§ WHAT IS ASKED
Return the number of lines that contain the word "this", and return nothing else.

Rows from a dataset of charts and code
════════

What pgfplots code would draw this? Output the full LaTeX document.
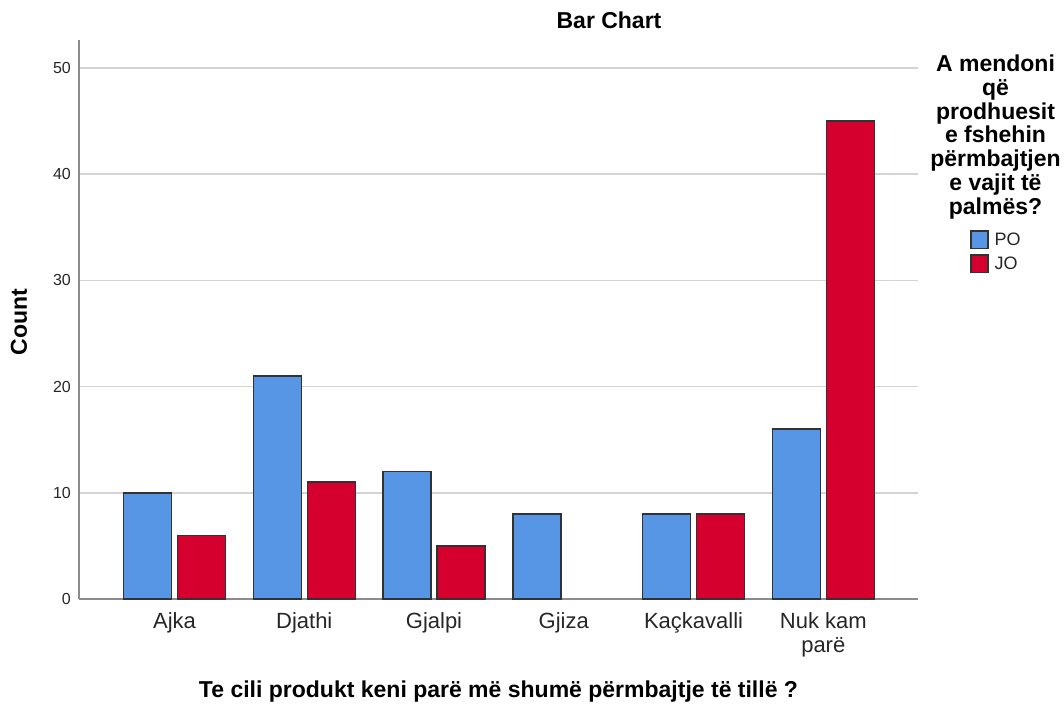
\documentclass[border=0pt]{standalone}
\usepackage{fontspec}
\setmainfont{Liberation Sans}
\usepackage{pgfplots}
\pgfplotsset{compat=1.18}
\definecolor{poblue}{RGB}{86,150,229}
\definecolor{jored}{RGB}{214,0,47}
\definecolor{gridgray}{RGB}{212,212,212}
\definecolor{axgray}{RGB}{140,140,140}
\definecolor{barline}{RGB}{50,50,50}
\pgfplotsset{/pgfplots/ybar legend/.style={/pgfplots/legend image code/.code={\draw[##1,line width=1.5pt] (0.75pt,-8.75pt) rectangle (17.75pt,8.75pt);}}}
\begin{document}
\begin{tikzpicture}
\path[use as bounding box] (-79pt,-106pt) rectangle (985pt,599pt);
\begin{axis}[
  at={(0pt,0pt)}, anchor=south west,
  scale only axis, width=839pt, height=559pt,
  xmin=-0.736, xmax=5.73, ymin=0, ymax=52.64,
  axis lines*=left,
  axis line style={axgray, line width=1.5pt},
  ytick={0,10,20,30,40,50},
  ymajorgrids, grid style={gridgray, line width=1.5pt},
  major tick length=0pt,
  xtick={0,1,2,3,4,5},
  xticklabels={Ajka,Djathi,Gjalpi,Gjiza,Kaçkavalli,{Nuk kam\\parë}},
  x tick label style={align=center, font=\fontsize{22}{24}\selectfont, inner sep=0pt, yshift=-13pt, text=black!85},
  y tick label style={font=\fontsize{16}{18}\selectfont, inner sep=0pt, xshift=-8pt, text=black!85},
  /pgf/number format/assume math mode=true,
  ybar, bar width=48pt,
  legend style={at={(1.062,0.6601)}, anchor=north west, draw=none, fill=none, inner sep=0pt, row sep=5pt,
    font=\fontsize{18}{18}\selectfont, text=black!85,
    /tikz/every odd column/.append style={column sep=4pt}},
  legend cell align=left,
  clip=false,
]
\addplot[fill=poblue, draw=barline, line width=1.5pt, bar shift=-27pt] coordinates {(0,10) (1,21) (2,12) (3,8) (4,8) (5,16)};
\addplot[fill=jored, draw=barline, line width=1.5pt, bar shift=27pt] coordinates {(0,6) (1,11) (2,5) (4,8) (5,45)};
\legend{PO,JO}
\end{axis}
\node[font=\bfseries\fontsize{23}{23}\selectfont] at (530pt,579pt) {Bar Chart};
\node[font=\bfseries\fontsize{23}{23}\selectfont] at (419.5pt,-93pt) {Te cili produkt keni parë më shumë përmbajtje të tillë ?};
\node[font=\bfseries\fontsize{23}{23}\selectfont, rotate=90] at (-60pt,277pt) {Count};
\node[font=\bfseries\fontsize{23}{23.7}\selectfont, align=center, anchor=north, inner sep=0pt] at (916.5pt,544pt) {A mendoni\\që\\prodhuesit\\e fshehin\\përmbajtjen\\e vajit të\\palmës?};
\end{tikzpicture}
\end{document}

════════

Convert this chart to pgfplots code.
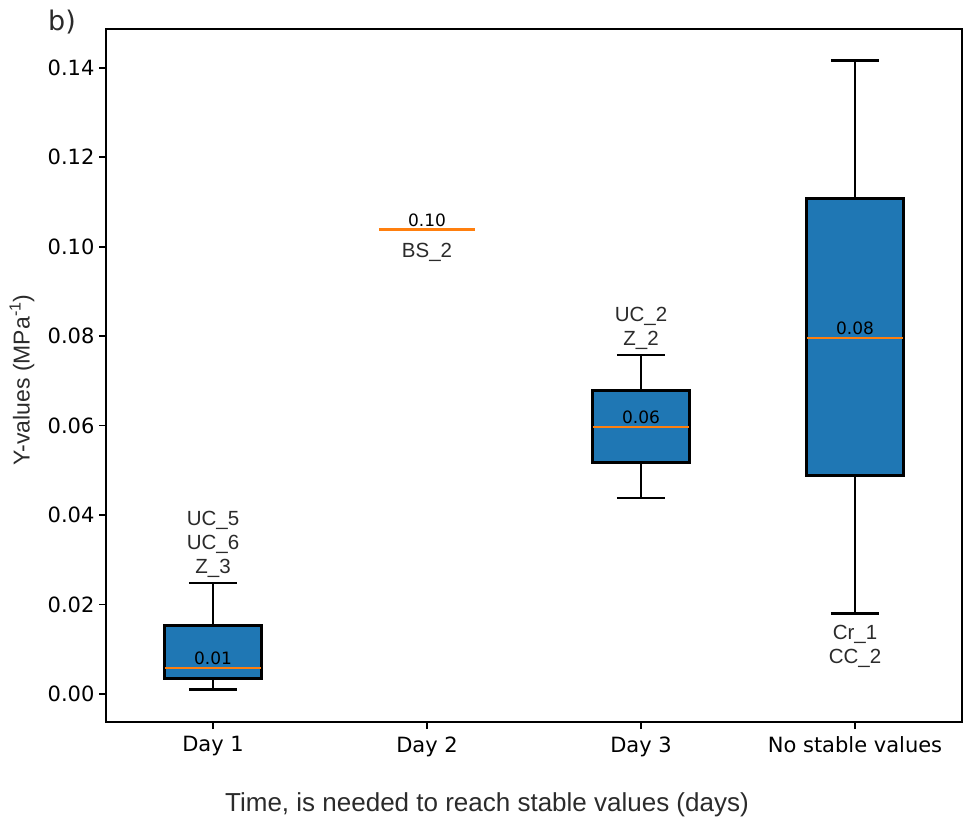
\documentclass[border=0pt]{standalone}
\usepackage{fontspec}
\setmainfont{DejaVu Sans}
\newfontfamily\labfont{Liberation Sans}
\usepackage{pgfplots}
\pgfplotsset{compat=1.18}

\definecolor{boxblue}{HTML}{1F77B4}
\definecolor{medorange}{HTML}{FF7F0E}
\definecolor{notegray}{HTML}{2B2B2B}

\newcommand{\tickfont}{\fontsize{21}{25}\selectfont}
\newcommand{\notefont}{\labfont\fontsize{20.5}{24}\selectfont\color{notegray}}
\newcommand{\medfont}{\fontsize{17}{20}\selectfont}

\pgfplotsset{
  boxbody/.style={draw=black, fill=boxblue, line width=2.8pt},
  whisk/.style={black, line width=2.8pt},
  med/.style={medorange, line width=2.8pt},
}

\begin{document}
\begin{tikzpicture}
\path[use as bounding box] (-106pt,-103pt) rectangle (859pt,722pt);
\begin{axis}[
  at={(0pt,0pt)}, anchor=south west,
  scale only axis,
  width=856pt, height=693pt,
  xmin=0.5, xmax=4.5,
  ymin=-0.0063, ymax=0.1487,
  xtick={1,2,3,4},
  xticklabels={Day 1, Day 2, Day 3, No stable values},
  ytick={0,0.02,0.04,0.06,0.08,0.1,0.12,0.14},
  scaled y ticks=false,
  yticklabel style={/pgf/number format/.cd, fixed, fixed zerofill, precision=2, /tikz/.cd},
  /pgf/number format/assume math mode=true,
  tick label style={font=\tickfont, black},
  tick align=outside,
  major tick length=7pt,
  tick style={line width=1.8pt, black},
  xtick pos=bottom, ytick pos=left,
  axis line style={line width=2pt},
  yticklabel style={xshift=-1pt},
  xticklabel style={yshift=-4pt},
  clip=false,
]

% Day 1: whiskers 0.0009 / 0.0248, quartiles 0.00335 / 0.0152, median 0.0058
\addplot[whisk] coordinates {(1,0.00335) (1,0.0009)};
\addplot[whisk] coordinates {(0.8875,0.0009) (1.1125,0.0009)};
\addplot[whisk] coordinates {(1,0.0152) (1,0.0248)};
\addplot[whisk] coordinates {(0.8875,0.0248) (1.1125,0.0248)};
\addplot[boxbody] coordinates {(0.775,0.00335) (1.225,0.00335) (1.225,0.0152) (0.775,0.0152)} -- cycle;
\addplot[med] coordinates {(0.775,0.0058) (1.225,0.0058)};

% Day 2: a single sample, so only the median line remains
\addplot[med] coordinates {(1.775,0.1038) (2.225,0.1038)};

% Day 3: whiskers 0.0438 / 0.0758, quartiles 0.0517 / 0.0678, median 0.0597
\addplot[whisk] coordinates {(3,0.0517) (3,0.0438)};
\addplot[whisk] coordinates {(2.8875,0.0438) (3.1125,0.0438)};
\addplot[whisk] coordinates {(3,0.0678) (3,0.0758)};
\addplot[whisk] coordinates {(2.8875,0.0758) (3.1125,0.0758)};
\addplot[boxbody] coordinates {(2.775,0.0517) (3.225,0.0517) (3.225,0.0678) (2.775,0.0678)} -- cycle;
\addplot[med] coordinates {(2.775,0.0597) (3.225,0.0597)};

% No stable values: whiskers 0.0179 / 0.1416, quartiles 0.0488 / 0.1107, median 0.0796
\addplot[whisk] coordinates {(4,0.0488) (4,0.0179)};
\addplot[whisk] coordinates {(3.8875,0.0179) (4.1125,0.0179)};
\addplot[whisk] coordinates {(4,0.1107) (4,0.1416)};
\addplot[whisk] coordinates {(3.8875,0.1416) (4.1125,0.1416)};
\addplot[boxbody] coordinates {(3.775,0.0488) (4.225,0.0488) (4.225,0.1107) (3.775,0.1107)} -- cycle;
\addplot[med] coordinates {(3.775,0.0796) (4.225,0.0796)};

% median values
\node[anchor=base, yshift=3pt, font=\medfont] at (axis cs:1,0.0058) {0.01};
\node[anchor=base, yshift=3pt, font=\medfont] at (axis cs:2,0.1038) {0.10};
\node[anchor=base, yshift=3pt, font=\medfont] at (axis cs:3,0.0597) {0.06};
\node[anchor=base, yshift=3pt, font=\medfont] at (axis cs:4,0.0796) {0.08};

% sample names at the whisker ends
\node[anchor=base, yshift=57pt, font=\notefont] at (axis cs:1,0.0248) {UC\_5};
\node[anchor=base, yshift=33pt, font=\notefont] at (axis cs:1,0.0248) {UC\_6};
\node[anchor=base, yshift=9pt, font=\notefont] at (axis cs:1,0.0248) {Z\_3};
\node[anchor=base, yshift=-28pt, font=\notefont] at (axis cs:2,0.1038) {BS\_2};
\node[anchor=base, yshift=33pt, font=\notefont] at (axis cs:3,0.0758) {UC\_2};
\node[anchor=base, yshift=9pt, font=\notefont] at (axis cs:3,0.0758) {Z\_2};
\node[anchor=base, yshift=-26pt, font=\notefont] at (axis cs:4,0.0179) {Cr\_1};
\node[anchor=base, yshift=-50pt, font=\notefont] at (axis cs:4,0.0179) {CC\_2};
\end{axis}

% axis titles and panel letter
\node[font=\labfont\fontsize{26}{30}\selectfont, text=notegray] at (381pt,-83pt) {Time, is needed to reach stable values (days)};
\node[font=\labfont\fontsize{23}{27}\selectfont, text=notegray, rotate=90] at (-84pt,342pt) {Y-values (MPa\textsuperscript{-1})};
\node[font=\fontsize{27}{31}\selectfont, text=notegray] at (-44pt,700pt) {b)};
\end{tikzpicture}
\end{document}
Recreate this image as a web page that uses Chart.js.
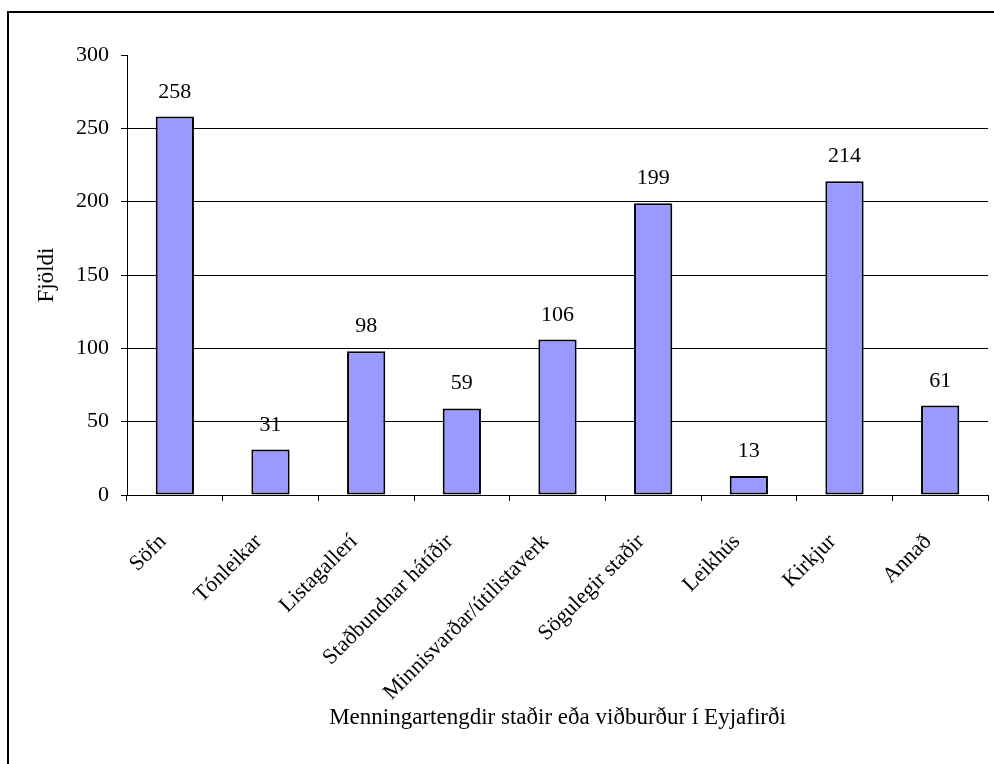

════════

§ PROBLEM SOLUTION
3